Why don't I get the same amount of cache misses, and why do I have more references in a shorter loop?

Peter Cordes
  • 328,167
  • 45
  • 605
  • 847
Vaillancourt
  • 1,380
  • 1
  • 11
  • 42
  • What exact hardware are you testing on? I assume it's some kind of recent Intel, since you mention L3 cache and visual-studio. But some AMD Piledriver chips have L3 cache, and probably have different prefetch algorithms. Even the version of Intel uarch matters, maybe significantly here since you're testing with exactly L3 size. Intel IvyBridge (introduced [an adaptive replacement policy for L3 cache](http://blog.stuffedcow.net/2013/01/ivb-cache-replacement/)) to mitigate pollution of a hot working set in code that also loops over a giant data set with low reuse. – Peter Cordes Jul 28 '16 at 08:35

2 Answers2

2

Incrementing every byte of int8_t aArr[SIZE_L3]; separately is slow enough that hardware prefetchers are probably able to keep up pretty well a lot of the time. Out-of-order execution can keep a lot of read-modify-writes in flight at once to different addresses, but the best-case is still one byte per clock of stores. (Bottleneck on store-port uops, assuming this was a single-threaded test on a system without a lot of other demands for memory bandwidth).

Intel CPUs have their main prefetch logic in L2 cache (as described in Intel's optimization guide; see the tag wiki). So successful hardware prefetch into L2 cache before the core issues a load means the that L3 cache never sees a miss.

John McCalpin's answer on this Intel forum thread confirms that L2 hardware prefetches are NOT counted as LLC references or misses by the normal perf events like MEM_LOAD_UOPS_RETIRED.LLC_MISS. Apparently there are OFFCORE_RESPONSE events you can look at.

IvyBridge introduced next-page HW prefetch. Intel Microarchitectures before that don't cross page boundaries when prefetching, so you still get misses every 4k. And maybe TLB misses if the OS didn't opportunistically put your memory in a 2MiB hugepage. (But speculative page-walks as you approach a page boundary can probably avoid much delay there, and hardware definitely does do speculative page walks).


With a stride of 64 bytes, execution can touch memory much faster than the cache / memory hierarchy can keep up. You bottleneck on L3 / main memory. Out-of-order execution can keep about the same number of read/modify/write ops in flight at once, but the same out-of-order window covers 64x more memory.


Explaining the exact numbers in more details

For array sizes right around L3, IvyBridge's adaptive replacement policy probably makes a significant difference.

Until we know the exact uarch, and more details of the test, I can't say. It's not clear if you only ran that loop once, or if you had an outer repeat loop and those miss / reference numbers are an average per iteration.

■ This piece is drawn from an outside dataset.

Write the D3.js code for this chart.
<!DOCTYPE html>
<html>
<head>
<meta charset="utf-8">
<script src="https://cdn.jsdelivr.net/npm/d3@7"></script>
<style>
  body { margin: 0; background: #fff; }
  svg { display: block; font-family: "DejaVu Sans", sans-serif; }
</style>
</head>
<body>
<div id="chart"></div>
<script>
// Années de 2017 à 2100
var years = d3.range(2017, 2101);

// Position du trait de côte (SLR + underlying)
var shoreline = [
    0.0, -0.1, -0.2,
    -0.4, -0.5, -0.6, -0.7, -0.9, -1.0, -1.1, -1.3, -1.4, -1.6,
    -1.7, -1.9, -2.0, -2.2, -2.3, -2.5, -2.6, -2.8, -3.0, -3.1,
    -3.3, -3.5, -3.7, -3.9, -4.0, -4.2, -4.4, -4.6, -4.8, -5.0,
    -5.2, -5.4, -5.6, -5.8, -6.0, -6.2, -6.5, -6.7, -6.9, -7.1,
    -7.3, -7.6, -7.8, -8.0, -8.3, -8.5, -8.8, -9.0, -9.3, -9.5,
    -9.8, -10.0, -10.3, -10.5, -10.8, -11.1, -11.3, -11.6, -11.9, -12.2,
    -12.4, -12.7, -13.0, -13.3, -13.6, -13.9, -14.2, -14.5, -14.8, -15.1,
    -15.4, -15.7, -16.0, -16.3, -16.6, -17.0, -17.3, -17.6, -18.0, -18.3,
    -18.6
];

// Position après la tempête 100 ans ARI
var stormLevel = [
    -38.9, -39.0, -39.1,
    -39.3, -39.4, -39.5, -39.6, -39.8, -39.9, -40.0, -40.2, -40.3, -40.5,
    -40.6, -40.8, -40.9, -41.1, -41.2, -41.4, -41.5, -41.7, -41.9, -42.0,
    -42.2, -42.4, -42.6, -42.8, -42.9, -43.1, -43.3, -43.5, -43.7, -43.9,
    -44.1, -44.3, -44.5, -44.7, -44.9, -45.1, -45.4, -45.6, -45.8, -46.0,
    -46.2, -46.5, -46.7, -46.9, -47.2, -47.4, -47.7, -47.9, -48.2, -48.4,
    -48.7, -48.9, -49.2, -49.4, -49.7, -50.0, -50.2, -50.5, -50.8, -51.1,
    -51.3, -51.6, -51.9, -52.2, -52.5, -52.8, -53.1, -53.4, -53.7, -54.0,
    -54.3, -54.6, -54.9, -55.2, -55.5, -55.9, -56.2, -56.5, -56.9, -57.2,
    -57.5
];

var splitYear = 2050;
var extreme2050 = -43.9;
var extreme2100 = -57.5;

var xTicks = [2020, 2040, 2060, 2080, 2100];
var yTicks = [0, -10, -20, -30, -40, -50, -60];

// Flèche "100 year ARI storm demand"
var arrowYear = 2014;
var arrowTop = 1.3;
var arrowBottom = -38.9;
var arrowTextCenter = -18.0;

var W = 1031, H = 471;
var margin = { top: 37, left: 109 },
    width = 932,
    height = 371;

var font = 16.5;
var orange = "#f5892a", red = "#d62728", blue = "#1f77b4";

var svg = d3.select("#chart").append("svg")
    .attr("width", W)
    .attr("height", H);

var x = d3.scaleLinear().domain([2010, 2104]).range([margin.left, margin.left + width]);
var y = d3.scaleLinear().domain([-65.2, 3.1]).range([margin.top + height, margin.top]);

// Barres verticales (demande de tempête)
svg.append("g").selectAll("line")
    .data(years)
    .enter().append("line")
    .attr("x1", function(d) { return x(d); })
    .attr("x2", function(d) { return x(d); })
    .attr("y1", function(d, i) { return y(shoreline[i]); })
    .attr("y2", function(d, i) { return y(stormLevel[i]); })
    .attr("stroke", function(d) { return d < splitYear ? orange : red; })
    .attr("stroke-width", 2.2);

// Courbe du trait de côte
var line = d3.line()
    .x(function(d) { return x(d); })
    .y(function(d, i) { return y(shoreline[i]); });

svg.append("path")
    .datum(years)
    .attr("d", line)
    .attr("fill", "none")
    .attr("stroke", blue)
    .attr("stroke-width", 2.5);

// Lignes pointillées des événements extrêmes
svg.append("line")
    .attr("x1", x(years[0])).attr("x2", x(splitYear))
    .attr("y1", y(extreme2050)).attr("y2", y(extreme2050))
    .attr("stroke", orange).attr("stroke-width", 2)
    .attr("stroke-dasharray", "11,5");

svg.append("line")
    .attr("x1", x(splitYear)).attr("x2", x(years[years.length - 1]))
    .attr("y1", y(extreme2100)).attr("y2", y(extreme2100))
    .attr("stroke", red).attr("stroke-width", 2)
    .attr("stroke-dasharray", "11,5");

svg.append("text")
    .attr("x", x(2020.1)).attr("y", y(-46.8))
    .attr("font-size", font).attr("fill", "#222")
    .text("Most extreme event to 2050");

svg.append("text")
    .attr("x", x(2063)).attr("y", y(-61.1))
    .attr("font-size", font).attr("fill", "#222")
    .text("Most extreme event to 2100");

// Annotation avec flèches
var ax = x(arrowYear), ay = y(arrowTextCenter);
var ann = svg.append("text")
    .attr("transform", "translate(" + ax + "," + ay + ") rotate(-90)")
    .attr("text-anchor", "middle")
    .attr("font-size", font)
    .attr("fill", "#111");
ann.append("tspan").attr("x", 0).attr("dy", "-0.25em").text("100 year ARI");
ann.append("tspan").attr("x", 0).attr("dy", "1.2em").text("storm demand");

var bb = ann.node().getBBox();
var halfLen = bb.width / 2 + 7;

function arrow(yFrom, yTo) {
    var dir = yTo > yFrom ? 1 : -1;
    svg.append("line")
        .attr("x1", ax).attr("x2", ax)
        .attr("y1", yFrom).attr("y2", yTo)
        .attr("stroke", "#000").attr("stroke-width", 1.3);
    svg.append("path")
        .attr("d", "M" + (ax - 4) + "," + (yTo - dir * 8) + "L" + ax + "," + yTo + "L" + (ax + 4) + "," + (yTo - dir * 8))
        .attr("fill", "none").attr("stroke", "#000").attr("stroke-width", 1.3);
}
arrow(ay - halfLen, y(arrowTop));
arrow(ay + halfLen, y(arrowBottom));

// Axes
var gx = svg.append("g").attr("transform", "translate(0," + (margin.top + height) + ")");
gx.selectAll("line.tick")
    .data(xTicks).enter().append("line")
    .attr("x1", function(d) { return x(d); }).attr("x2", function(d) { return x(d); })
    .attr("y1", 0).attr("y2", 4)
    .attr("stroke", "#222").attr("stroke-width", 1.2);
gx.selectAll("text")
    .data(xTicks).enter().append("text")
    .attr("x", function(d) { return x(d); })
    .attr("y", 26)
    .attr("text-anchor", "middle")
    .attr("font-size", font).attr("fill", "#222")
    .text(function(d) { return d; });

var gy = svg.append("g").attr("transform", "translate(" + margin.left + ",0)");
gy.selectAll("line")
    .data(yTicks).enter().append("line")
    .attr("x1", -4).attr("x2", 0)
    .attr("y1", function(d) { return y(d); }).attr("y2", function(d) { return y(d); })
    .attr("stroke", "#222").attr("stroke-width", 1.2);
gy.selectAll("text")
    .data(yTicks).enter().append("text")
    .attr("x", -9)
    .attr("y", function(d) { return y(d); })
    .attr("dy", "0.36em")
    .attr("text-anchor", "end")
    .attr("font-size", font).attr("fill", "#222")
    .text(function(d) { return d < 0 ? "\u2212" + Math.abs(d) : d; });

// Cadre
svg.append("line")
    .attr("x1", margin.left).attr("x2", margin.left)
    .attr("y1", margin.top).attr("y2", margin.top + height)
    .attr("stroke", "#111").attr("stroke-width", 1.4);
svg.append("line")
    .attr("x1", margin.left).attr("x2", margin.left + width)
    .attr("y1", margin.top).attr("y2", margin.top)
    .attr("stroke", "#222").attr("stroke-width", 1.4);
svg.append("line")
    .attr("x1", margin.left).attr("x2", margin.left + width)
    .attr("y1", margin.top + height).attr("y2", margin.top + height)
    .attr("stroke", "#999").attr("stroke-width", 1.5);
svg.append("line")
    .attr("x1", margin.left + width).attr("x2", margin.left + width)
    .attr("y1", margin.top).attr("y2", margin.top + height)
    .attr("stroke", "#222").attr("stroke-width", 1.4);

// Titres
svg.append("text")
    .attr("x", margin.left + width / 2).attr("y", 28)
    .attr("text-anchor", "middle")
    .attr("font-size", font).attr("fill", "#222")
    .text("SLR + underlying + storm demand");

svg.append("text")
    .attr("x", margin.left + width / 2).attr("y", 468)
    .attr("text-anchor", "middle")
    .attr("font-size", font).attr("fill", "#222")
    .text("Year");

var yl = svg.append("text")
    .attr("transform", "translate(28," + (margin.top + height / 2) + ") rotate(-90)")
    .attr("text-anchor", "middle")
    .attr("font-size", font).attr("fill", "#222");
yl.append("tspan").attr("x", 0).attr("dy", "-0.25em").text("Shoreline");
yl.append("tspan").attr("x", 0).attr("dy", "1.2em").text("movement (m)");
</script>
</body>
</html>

If it's only from a single run, that's a tiny noisy sample. I assume it was somewhat repeatable, but I'm surprised the L3 references count was so high for the every-byte version. 4 * 1024^2 / 64 = 65536, so there was still an L3 reference for most of the cache lines you touched.

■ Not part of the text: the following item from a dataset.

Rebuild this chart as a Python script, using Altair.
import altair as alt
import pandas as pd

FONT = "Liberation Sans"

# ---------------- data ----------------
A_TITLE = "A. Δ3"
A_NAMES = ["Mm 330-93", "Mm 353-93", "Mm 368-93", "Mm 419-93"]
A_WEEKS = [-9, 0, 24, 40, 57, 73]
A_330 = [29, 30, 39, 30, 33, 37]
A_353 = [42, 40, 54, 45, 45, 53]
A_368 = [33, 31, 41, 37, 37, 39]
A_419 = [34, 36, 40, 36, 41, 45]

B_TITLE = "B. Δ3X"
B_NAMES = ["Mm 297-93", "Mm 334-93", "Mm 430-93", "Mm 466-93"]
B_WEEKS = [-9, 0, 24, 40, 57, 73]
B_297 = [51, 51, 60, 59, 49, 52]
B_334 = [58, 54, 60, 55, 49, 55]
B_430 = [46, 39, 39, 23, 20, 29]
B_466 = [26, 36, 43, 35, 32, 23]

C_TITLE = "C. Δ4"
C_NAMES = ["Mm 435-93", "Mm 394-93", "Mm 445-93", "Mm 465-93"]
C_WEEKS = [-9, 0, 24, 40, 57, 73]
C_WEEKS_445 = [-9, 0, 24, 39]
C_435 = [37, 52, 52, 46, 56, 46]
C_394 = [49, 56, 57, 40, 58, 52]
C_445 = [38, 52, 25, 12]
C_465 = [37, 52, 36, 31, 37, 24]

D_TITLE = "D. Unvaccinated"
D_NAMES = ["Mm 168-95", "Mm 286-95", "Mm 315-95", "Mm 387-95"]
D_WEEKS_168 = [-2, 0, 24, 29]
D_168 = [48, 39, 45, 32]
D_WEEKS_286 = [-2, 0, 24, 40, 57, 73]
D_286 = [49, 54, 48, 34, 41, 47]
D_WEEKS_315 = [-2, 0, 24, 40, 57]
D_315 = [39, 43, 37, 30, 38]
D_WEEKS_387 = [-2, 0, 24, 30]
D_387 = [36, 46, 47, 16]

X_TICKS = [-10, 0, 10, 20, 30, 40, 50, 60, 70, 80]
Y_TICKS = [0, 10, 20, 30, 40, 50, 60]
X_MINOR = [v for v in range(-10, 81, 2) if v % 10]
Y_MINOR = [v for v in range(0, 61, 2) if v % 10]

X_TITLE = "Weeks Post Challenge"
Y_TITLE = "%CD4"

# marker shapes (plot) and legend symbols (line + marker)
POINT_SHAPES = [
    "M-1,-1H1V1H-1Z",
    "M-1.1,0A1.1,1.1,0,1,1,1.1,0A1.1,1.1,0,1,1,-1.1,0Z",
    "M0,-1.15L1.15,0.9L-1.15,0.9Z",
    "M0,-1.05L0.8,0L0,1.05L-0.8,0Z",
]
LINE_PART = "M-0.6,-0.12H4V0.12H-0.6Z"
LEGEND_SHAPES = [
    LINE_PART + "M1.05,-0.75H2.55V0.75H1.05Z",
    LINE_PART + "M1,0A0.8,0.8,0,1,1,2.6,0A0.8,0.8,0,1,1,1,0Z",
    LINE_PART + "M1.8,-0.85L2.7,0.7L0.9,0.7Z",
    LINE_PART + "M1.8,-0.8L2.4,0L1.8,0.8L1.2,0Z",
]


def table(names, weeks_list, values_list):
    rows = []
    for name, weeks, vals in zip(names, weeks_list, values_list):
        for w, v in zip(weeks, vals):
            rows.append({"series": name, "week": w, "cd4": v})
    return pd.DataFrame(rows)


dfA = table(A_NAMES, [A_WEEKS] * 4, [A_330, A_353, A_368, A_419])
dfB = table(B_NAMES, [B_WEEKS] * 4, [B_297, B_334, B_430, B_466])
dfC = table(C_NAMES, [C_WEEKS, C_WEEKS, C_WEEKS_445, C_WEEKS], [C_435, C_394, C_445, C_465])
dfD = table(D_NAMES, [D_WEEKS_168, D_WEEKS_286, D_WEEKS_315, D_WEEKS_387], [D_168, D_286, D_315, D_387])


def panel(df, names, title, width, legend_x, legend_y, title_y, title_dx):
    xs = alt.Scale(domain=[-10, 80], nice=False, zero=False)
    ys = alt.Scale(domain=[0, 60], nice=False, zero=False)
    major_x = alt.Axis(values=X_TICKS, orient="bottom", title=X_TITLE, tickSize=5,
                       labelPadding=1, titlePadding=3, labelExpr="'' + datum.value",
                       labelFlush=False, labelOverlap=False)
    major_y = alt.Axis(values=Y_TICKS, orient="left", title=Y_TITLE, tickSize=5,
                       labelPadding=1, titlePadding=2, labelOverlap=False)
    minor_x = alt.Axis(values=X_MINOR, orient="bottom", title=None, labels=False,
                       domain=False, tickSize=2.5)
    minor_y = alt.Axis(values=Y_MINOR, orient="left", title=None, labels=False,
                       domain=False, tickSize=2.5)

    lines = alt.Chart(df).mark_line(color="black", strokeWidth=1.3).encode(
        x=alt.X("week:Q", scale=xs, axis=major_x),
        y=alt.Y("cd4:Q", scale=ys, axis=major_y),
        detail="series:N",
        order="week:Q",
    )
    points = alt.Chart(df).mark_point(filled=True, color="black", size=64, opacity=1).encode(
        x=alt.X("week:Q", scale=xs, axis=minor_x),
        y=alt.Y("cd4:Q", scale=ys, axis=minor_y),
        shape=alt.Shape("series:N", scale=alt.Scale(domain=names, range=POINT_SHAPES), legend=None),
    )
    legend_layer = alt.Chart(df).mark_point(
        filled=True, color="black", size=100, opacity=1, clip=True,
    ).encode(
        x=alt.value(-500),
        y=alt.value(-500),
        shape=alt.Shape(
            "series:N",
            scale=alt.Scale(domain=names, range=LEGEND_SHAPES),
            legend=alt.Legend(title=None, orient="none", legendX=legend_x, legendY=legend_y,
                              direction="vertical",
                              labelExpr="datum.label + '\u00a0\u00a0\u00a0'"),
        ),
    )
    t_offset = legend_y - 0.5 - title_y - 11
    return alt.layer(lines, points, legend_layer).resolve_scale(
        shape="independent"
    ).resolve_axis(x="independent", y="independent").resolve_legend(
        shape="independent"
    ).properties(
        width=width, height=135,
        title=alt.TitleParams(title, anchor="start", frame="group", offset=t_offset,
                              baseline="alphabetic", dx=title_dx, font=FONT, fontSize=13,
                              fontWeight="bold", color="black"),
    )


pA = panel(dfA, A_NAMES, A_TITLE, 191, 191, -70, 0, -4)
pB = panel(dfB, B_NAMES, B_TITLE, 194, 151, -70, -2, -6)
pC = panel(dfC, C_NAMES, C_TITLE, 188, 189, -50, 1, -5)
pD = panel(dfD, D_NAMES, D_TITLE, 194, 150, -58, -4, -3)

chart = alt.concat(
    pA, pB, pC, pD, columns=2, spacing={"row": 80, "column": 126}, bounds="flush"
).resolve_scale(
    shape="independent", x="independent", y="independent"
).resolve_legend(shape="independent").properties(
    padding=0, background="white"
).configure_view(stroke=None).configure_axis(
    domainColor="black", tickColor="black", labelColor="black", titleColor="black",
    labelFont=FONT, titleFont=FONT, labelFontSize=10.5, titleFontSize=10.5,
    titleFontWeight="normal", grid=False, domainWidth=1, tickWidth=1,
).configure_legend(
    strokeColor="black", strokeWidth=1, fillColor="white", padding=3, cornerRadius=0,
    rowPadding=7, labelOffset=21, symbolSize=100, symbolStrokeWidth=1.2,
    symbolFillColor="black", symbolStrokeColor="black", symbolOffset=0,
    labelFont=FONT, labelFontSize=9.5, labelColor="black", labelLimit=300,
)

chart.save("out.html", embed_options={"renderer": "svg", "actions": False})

Of course, if you didn't have a repeat loop, and those counts include everything the code did besides the loop, maybe most of those counts came from startup / cleanup overhead in your program. (i.e. your program with the loop commented out might have 48k L3 references, IDK.)


I have tested this with a dynamically allocated array

Totally unsurprising, since it's still contiguous.

and on a CPU that has a larger L3 cache (8MB) and I get a similar pattern in the results.

Did this test use a larger array? Or did you use a 4MiB array on a CPU with an 8MiB L3?

Community
  • 1
  • 1
Peter Cordes
  • 328,167
  • 45
  • 605
  • 847
1

Your assumption that "If I skip over more elements in the array, making for fewer iterations of the loop and fewer array accesses, that I should have fewer cache misses" seems to be ignoring the way that data gets fetched into the cache.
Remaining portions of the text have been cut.